HBO's Watchmen Season 1 Episode 5 afterthoughts


This week's Watchmen episode revolved around Looking Glass aka Wade Tillman's backstory and we were instantly taken back to 1985 to see what Wade did to make ends meet back in the mid-80s. The actor who played the young Wade looked awfully a lot like Tom Holland i.e. Peter Parker/Spiderman in the MCU. The day young Wade went through his rite of passage was also the day the giant squid was dropped on New York and killed millions of people in the original Watchmen graphic novel. We now understand why Wade is so obsessed with constantly keeping his head wrapped with foil because he has constant fear of such similar 'alien' incident happening again. And yeah, that George Michael song is haunting him too, explaining just why we got to hear many iterations of the song through out the episode.

I find it funny when Laurie kept on referring to Wade as the 'Mirror Guy' when she clearly knows that Looking Glass is Wade's moniker in this twisted alternate reality. I dig it that yet another ode is made to Rorshach when Wade opened that can of baked beans and began eating from it with his mask still half rolled up.


Even when that revelation was made by the Oklahama Senator, Wade was rather unfazed by the lies he'd been fed all those years after the 1985 fiasco. Like so many others at this point, I would say that I can't see the real reason why Wade would frame Angela at the end of the episode other than him trying to be in the Senator's good books. 

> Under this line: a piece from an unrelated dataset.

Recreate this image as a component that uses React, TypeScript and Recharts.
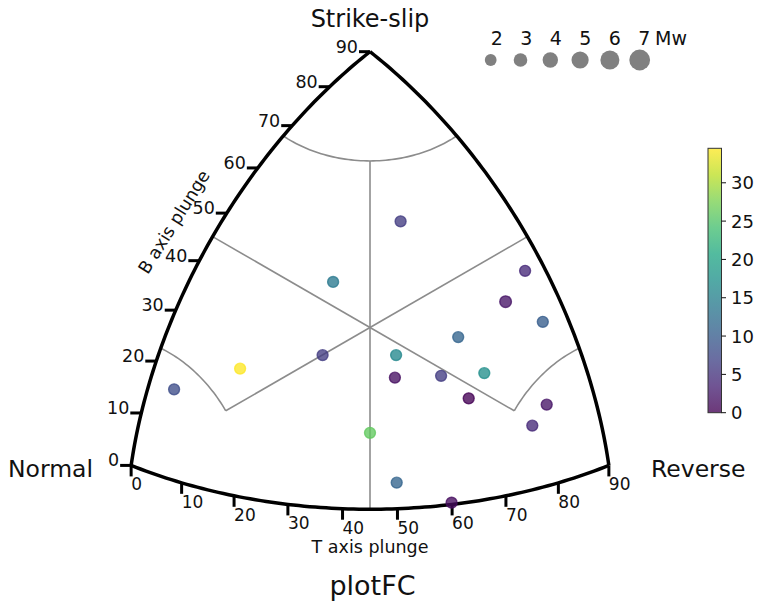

Seems that Veidt has unleashed his power to turn the tide of things by not only orchestrating the so-called New York alien incident but also as the person responsible to put Robert Redford as President of the USA as he duly predicted 8 years earlier. I like how Lindelof seemed to build on the evils of Adrian Veidt. It makes him even more bad-a** and he's more than just a conspirator who brought world peace albeit a hoax more than 30 years ago.


Which brings me to Adrian Veidt himself. We can now safely say that he's truly in space, although not exactly on Mars, but rather on a moon orbiting Mars (?).  Veidt's finally broken through to the other side in a manner that'll make even the likes of Jim Morrison proud. Once he reached the other side, he made a large sign that says 'Save Me D' using the dead bodies of the servants he disposed off in previous episodes. Cute. A satellite can then be seen to capture this image and assumingly Veidt hoped somebody on earth would eventually see the message and attempt to bring him back.

'Save Me D' could implicitly referring to Doc Manhattan himself or someother yet to be revealed character. What's more interesting is that the 'Groundskeeper' who pulled Veidt back into his 'cell' kept saying that they do not believe in their god anymore. I bet that's a direct reference to Dr Manhattan himself. Oh imagine the horror if Adrian Veidt does indeed gets taken back to earth...more 'extraterrestrial' plans in the work!  

This series gets more and more interesting with every episode. After Game of Thrones and Chernobyl this is exactly what I need from HBO. Bring on the next episode!